South Korea recently introduced new digital currency trading regulation, which sent bitcoin’s price plummeting. The UK, US, Germany and France have hinted that they could take a similar stance.
However, the World Gold Council said it believed cryptocurrencies still “may become an established part of the financial system”.
“The sources of demand for gold are very different from cryptocurrencies. Gold has a 7,000-year history as an asset and a long-standing role as money. It is owned by central banks, as well as institutional and retail investors,” the organisation’s report continued.
“Yet, it also has a large and diverse attraction as jewellery, which remains the largest source of demand – typically representing between 50% and 60% of annual demand over the past 20 years … also, gold is a tangible good, with real technical applications – gold is even used in the computer chips that ‘mine’ bitcoin.

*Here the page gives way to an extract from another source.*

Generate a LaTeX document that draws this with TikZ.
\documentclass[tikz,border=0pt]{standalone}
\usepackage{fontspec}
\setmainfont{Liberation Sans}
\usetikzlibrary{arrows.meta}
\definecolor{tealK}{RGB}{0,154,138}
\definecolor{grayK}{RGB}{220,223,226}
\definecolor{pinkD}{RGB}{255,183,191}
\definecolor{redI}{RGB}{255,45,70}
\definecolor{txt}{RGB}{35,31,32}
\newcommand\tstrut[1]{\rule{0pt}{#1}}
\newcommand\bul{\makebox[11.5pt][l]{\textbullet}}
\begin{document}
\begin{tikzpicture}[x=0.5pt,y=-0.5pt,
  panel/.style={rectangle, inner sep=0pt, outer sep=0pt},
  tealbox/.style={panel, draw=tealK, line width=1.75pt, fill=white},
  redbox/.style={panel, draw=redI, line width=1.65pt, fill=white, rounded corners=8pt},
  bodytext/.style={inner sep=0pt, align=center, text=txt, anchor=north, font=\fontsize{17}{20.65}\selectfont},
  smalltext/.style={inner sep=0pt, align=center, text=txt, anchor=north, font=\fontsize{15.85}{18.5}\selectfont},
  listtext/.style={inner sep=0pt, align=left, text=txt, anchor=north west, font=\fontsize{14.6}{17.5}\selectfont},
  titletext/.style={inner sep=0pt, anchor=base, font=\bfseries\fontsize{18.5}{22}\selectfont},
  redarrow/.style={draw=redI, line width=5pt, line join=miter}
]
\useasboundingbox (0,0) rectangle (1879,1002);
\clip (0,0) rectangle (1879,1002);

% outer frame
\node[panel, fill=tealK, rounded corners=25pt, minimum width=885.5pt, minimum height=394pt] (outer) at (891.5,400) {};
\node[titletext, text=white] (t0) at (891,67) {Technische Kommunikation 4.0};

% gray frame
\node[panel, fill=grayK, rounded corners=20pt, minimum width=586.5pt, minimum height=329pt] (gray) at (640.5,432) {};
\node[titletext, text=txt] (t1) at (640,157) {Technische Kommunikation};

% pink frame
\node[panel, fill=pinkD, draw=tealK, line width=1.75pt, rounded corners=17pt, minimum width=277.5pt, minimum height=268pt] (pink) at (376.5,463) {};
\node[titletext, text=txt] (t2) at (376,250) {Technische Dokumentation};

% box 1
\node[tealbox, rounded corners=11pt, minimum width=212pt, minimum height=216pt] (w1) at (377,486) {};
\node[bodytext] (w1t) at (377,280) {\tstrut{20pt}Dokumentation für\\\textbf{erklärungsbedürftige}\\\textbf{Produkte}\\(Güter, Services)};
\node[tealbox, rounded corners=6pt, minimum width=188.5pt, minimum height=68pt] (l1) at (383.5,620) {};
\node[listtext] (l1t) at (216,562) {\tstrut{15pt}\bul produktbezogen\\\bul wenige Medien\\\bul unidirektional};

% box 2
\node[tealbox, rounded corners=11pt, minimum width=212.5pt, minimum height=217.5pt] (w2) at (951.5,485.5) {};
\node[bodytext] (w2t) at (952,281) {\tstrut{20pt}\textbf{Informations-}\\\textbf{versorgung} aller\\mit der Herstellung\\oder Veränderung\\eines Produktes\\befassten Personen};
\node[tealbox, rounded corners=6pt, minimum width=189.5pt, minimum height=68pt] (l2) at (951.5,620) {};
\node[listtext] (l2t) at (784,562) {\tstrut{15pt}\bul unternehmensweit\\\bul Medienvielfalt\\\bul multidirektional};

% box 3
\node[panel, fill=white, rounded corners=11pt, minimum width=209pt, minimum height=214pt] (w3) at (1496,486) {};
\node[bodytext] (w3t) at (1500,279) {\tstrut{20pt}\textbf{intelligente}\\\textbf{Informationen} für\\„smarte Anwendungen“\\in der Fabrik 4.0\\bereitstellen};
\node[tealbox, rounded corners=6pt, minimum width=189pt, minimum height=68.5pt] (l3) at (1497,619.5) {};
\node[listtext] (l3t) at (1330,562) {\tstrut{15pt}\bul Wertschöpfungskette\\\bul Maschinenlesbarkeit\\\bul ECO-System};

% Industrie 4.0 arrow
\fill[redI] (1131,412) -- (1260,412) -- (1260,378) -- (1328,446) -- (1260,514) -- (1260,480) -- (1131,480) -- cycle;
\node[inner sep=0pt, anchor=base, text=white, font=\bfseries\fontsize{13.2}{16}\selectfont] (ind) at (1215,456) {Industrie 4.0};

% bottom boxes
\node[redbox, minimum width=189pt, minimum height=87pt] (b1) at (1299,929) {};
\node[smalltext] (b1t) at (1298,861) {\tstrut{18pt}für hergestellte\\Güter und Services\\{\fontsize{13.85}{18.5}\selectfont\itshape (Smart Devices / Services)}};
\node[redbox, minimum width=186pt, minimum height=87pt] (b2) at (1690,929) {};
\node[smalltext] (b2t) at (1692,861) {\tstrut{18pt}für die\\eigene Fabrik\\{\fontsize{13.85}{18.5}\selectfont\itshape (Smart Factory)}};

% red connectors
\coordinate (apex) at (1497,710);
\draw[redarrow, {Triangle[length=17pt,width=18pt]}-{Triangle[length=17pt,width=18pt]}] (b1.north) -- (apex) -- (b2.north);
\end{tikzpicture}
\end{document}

“In contrast, bitcoin and other cryptocurrencies are designed to be used as tokens in electronic payment systems. These may have potentially useful characteristics. For now, however, the opportunities to spend bitcoin are rather limited, and genuine transactions are quickly converted into fiat currencies due to bitcoin’s price volatility.”
Stripe recently announced it was ending support for payments made in bitcoin. The company had hoped the cryptocurrency would become “a universal, decentralized substrate for online transactions”, but said it was now “better-suited to being an asset than being a means of exchange”, and that “there are fewer and fewer cases for which accepting or paying with bitcoin makes sense” because its value fluctuates so much.
“Another factor to consider is competition within cryptocurrencies themselves,” the report added. “There are currently over 1,400 cryptocurrencies available and, while bitcoin is the largest by far, new technology could have devastating effects on the value and supply of any of the cryptocurrencies, including bitcoin.”
It is little surprise that the World Gold Council feels this way, but the outlook has gained support from financial experts.
“Those looking for similarities between bitcoin and gold can of course find them. The main difference between the two however lies in the volatility,” Carlo Alberto De Casa, chief analyst at online broker ActivTrades, told The Independent.
“Gold is often seen as the most popular of the commodities because it is a safe haven, more practically it is revered for its hedging properties. Its inelastic supply is just one reason it remains resilient to external market shocks.
“Bitcoin behaves nothing like this. After an astonishing 2017, bitcoin has sharply fallen in the last six weeks, losing 50 per cent of its value from its peak.”
However, Nikolay Storonsky, the CEO of digital banking firm Revolut, sees a lot more promise in digital currencies.
“Cryptocurrencies’ volatility is partly driven by the huge demand, regulatory uncertainty and the influx of new funds flowing into the market – users want and are craving alternative investment opportunities,” he said.
“Globally, regulators are beginning to take action due to the huge growth and consumer demand. Many governments have, or are, rolling out regulatory frameworks – check out Gibraltar’s new regulation and DLT framework as a recent example – and others are actively seeking partnerships, advice and trailing new approaches.”